An affordable 4K option, the Roku Express 4K doesn't disappoint

Our Verdict

Few other products can deliver such a high-quality picture, a huge amount of apps, and is extremely user friendly for the price range.

The Roku Express 4K is one of Roku’s cheaper streaming devices, but it still delivers quality entertainment despite its mind-boggling competitive price. In fact, with its 4K clear picture, range of downloadable apps, and simple interface, it stands on par (if not even surpassing) the more pricey devices on the streaming market today.

For just £39.99 or $39.99, the Roku Express 4K gives you access to the expected main streaming services (Netflix, Disney Plus, and so on), comes with automatic game console configuration, and has automatic Wi-Fi network detection.

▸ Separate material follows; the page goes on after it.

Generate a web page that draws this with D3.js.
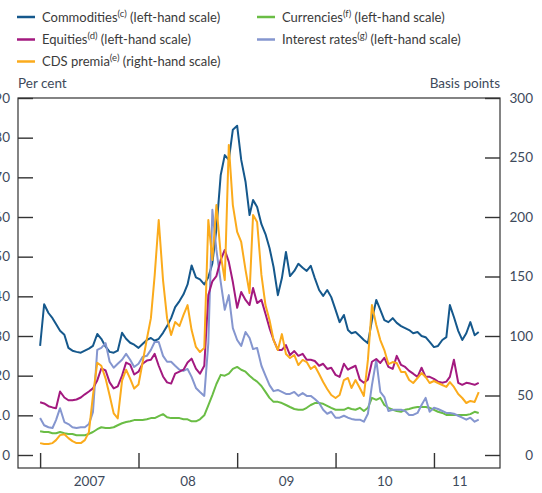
<!DOCTYPE html>
<html>
<head>
<meta charset="utf-8">
<script src="https://cdn.jsdelivr.net/npm/d3@7"></script>
<style>
  body { margin: 0; background: #fff; }
  svg { display: block; font-family: Lato, "Noto Sans", sans-serif; }
</style>
</head>
<body>
<div class="graph"></div>
<script>
// semi-monthly readings (1st and 16th of each month), Jan 2007 - Jun 2011
var commodities = [27.5, 38, 35.8, 34.5, 33, 31.3, 30.3, 27, 26.3, 26,
    25.8, 26.3, 26.8, 27.5, 30.5, 29.3, 27.3, 26, 25.8, 26.3,
    30.8, 29.3, 28.3, 27.8, 27, 28, 29, 29.5, 28.8, 29.3,
    30.8, 32.5, 34.5, 37.3, 38.8, 40.5, 43, 47.8, 44.8, 44.3,
    43, 44.8, 48.3, 57, 70.6, 75.6, 74.4, 82, 83, 74.4,
    68.9, 60.5, 64.3, 62.5, 58.2, 55.7, 52.2, 47.4, 40.3, 44.6,
    51.2, 45.1, 46.4, 48.2, 47.2, 46.4, 47.7, 44.6, 41.6, 40.1,
    41.6, 39.8, 36.6, 33.5, 35.3, 31.5, 30.7, 31, 30, 29,
    28.2, 34, 39.1, 36.6, 34, 33.5, 34.5, 33.3, 32.5, 32,
    31.5, 30.7, 31, 30, 29.7, 28.5, 27.2, 27.5, 29, 29.7,
    37.8, 34.8, 31.3, 29, 30.7, 33.5, 30.2, 31];
var equities = [13.3, 13, 12.3, 12, 11.8, 16, 14.5, 13.8, 13.8, 14,
    14.5, 15.3, 16, 16.8, 18.8, 21.8, 21.3, 18.3, 16.8, 17.3,
    20, 23.3, 22.8, 20.3, 21, 23, 23.8, 24, 25.5, 22.5,
    19.8, 18.3, 18, 20.5, 21, 21.5, 23.3, 24.3, 21.8, 20.5,
    22.5, 40.3, 43.8, 45.1, 49.2, 51.7, 48.7, 43.6, 37.1, 41.1,
    39.1, 37.8, 42.1, 38.3, 39.1, 35.6, 32, 29, 26.5, 26.5,
    27.7, 25.2, 26.2, 25, 25.5, 24, 24, 23.7, 22.5, 23,
    21.7, 22, 20.2, 19.7, 23, 21.5, 22, 22.5, 19, 18.2,
    19, 23.5, 24.2, 23.2, 24.5, 22.2, 21.7, 25, 22.7, 22.2,
    21.2, 20.5, 19.7, 22, 19.7, 19.7, 19.2, 18.5, 18.2, 18.5,
    19.7, 24, 18.2, 17.7, 18.2, 18, 17.7, 18.2];
var cdsPremia = [10, 9.2, 9.2, 10, 12.5, 16.7, 17.5, 14.2, 11.7, 10,
    10, 12.5, 19.2, 50, 77.5, 75, 64.2, 50, 35, 30.8,
    62.5, 71.7, 64.2, 55.8, 59.2, 77.5, 97.5, 115, 151, 197.5,
    147, 115, 100.8, 111.7, 108.4, 117.7, 126, 105, 90.8, 86.5,
    90, 197.5, 163.9, 210, 168.1, 147, 260.5, 210, 187.4, 179,
    155.5, 136.1, 201.7, 195.8, 151.3, 126, 113.4, 96.6, 88.2, 101.6,
    84.9, 81.5, 84, 75.6, 79.9, 78.1, 72.3, 74.8, 68.1, 61.3,
    55.5, 50.4, 47.9, 50.4, 63, 64.7, 56.3, 63, 56.3, 49.6,
    79.9, 126, 109.2, 96.6, 88.2, 76.4, 78.1, 77.3, 69.8, 69.8,
    63, 60.5, 64.7, 68.9, 65.5, 60.5, 62.2, 60.5, 58.8, 57.2,
    61.3, 57.2, 51.2, 47.9, 43.7, 45.4, 44.6, 52.9];
var currencies = [6, 5.8, 5.8, 5.5, 5.5, 5.8, 5.5, 5.3, 5.3, 5,
    5, 5, 5.3, 5.8, 6.5, 7, 6.8, 6.8, 7, 7.5,
    8, 8.3, 8.5, 8.8, 8.8, 8.8, 9, 9.3, 9.3, 9.8,
    10.3, 9.5, 9.3, 9.3, 9.3, 9, 9, 8.5, 8.5, 9,
    10, 12.5, 15.1, 17.9, 20.2, 20, 20.5, 21.7, 22.2, 21.5,
    21, 20, 19.2, 18.5, 17.4, 15.9, 14.4, 13.4, 13.4, 13.1,
    12.6, 12.1, 11.6, 11.4, 11.4, 11.9, 12.6, 13.1, 13.1, 12.9,
    12.4, 11.9, 11.4, 11.4, 11.4, 11.9, 11.6, 11.4, 11.9, 11.1,
    11.9, 14.4, 13.9, 14.4, 12.6, 11.9, 11.4, 11.1, 10.9, 11.4,
    11.6, 11.9, 12.1, 12.1, 12.1, 11.9, 11.4, 10.9, 10.6, 10.1,
    10.1, 10.1, 10.1, 10.1, 10.1, 10.3, 10.9, 10.6];
var interestRates = [9.3, 7.5, 7, 6.8, 8.8, 11.8, 8.3, 7.8, 7, 6.8,
    7, 7, 7.8, 10.8, 26.5, 27, 28.2, 23.5, 22, 23,
    24, 25.5, 24, 22.2, 23, 24.7, 25, 26.5, 28.5, 28.5,
    25, 23.5, 23.5, 22.5, 21.5, 21.2, 21.7, 19.7, 16.9, 15.9,
    14.9, 28.2, 61.8, 51.7, 43.6, 36.6, 40.3, 32, 29, 27.5,
    31, 29.5, 26.7, 27, 22.5, 20, 17.6, 16.1, 16.4, 15.9,
    15.4, 15.4, 15.9, 14.9, 15.6, 14.9, 14.9, 14.1, 13.1, 11.4,
    10.4, 10.9, 9.4, 9.4, 9.9, 9.4, 9.1, 8.9, 8.9, 8.4,
    10.4, 17.6, 24, 15.9, 14.6, 11.1, 11.4, 11.4, 11.4, 11.1,
    10.1, 10.1, 10.6, 12.6, 14.4, 10.9, 11.9, 11.6, 11.1, 10.6,
    10.6, 10.4, 9.9, 9.4, 8.9, 9.4, 8.4, 8.9];

var firstMonth = '2007-01-01', endMonth = '2011-07-01';
var domainStart = '2006-10-11', domainEnd = '2011-09-03';
var yearTicks = ['2007-01-01', '2008-01-01', '2009-01-01', '2010-01-01', '2011-01-01'];
var yearLabels = ['2007', '08', '09', '10', '11'];
var yearLabelDates = ['2007-07-01', '2008-07-01', '2009-07-01', '2010-07-01', '2011-04-05'];
var leftTicks = [0, 10, 20, 30, 40, 50, 60, 70, 80, 90];
var rightTicks = [0, 50, 100, 150, 200, 250, 300];

var seriesNames = ['Commodities', 'Equities', 'CDS premia', 'Currencies', 'Interest rates'];
var seriesNotes = ['(c)', '(d)', '(e)', '(f)', '(g)'];
var seriesScales = ['(left-hand scale)', '(left-hand scale)', '(right-hand scale)', '(left-hand scale)', '(left-hand scale)'];
var seriesValues = [commodities, equities, cdsPremia, currencies, interestRates];
var seriesColors = ['#15588c', '#a3197f', '#fbab1c', '#6abd45', '#8596cf'];
var seriesAxis = ['left', 'left', 'right', 'left', 'left'];

var width = 542, height = 493;
var plot = {left: 18, right: 500, top: 98, bottom: 468, zero: 455};
var textColor = '#3e4a5b';

var parse = d3.utcParse('%Y-%m-%d');
var dates = d3.utcMonth.range(parse(firstMonth), parse(endMonth))
    .flatMap((m) => [m, d3.utcDay.offset(m, 15)]);

var svg = d3.select('div.graph')
    .append('svg')
        .attr('width', width)
        .attr('height', height);

var x = d3.scaleUtc()
    .domain([parse(domainStart), parse(domainEnd)])
    .range([plot.left, plot.right]);

var yLeft = d3.scaleLinear()
    .domain([0, 90])
    .range([plot.zero, plot.top]);

var yRight = d3.scaleLinear()
    .domain([0, 300])
    .range([plot.zero, plot.top]);

// frame
svg.append('rect')
    .attr('x', plot.left)
    .attr('y', plot.top)
    .attr('width', plot.right - plot.left)
    .attr('height', plot.bottom - plot.top)
    .attr('fill', 'none')
    .attr('stroke', '#333')
    .attr('stroke-width', 1.2);

function styleAxis(g) {
    g.select('.domain').remove();
    g.selectAll('.tick line')
        .attr('stroke', '#333')
        .attr('stroke-width', 1.4);
    g.selectAll('text')
        .attr('fill', textColor)
        .style('font-size', '13.5px')
        .style('font-family', 'Lato, "Noto Sans", sans-serif');
}

svg.append('g')
    .attr('class', 'y axis left')
    .attr('transform', 'translate(' + plot.left + ',0)')
    .call(d3.axisLeft(yLeft).tickValues(leftTicks).tickSize(-15).tickPadding(8))
    .call(styleAxis);

svg.append('g')
    .attr('class', 'y axis right')
    .attr('transform', 'translate(' + plot.right + ',0)')
    .call(d3.axisRight(yRight).tickValues(rightTicks).tickSize(-15))
    .call(styleAxis)
    .selectAll('text')
        .attr('text-anchor', 'end')
        .attr('x', 33);

svg.append('g')
    .attr('class', 'x axis')
    .attr('transform', 'translate(0,' + plot.bottom + ')')
    .call(d3.axisBottom(x).tickValues(yearTicks.map(parse)).tickSize(-15).tickFormat(''))
    .call(styleAxis);

svg.append('g')
    .attr('class', 'x labels')
    .attr('transform', 'translate(0,' + plot.bottom + ')')
    .call(d3.axisBottom(x).tickValues(yearLabelDates.map(parse)).tickSize(0).tickPadding(8)
        .tickFormat((d, i) => yearLabels[i]))
    .call(styleAxis);

svg.append('text')
    .attr('x', plot.left)
    .attr('y', 88)
    .attr('fill', textColor)
    .style('font-size', '13.5px')
    .text('Per cent');

svg.append('text')
    .attr('x', plot.right)
    .attr('y', 88)
    .attr('text-anchor', 'end')
    .attr('fill', textColor)
    .style('font-size', '13.5px')
    .text('Basis points');

// series
var drawOrder = [0, 3, 4, 1, 2];
drawOrder.forEach((s) => {
    var y = seriesAxis[s] === 'left' ? yLeft : yRight;
    var line = d3.line()
        .x((d, i) => x(dates[i]))
        .y((d) => y(d));
    svg.append('path')
        .datum(seriesValues[s])
        .attr('class', 'series')
        .attr('d', line)
        .attr('fill', 'none')
        .attr('stroke', seriesColors[s])
        .attr('stroke-width', 2)
        .attr('stroke-linejoin', 'round');
});

// legend
var legendCols = [17, 257];
var legendRows = [17, 39.5, 61.5];
seriesNames.forEach((name, s) => {
    var col = s < 3 ? 0 : 1;
    var row = s < 3 ? s : s - 3;
    var g = svg.append('g')
        .attr('transform', 'translate(' + legendCols[col] + ',' + legendRows[row] + ')');
    g.append('line')
        .attr('x1', 0)
        .attr('x2', 18)
        .attr('stroke', seriesColors[s])
        .attr('stroke-width', 2.5);
    var t = g.append('text')
        .attr('x', 25)
        .attr('y', 4.5)
        .attr('fill', '#3a3a3a')
        .style('font-size', '13px');
    t.append('tspan').text(name);
    t.append('tspan').attr('dy', -5).style('font-size', '9.5px').text(seriesNotes[s]);
    t.append('tspan').attr('dy', 5).text(' ' + seriesScales[s]);
});
</script>
</body>
</html>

Not to be confused with the Roku Express 4K Plus (arguably the more expensive and elegant option in the company’s streaming boxes/sticks lineup), the Roku Express 4K is an affordable alternative to Roku’s products that gives you everything you need. Personally, I loved playing around with it, and found little to complain about. Although it isn’t perfect, with its cheap price, reliable picture and streaming quality, it is safe to say that it’s an affordable 4K streaming stick that is hard to beat.


  • Cheap Ultra 4K option
  • Easy to set up and use
  •  Support for HDR10, HDR10+ and HLG
  •  Good range of apps available


  • No voice support on the control
  • No volume buttons on the control
  •  Lacks Dolby Vision

Overall review

The Roku Express 4K is on the smaller side; however, in some ways, that is preferable as streaming sticks (aka. chunky dongles) can be an eyesore. The device and remote have curved edges, and a clean simple design which is aesthetically pleasing to the eye, and will look fine on your coffee table. However, thanks to its size and an adhesive strip that comes included on the base of the stick , it is easy to hide the device (just remember to keep it in view for the remote to work), or blend it into your setup by resting it on top of your TV (especially mounted ones), if you prefer a more inconspicuous option.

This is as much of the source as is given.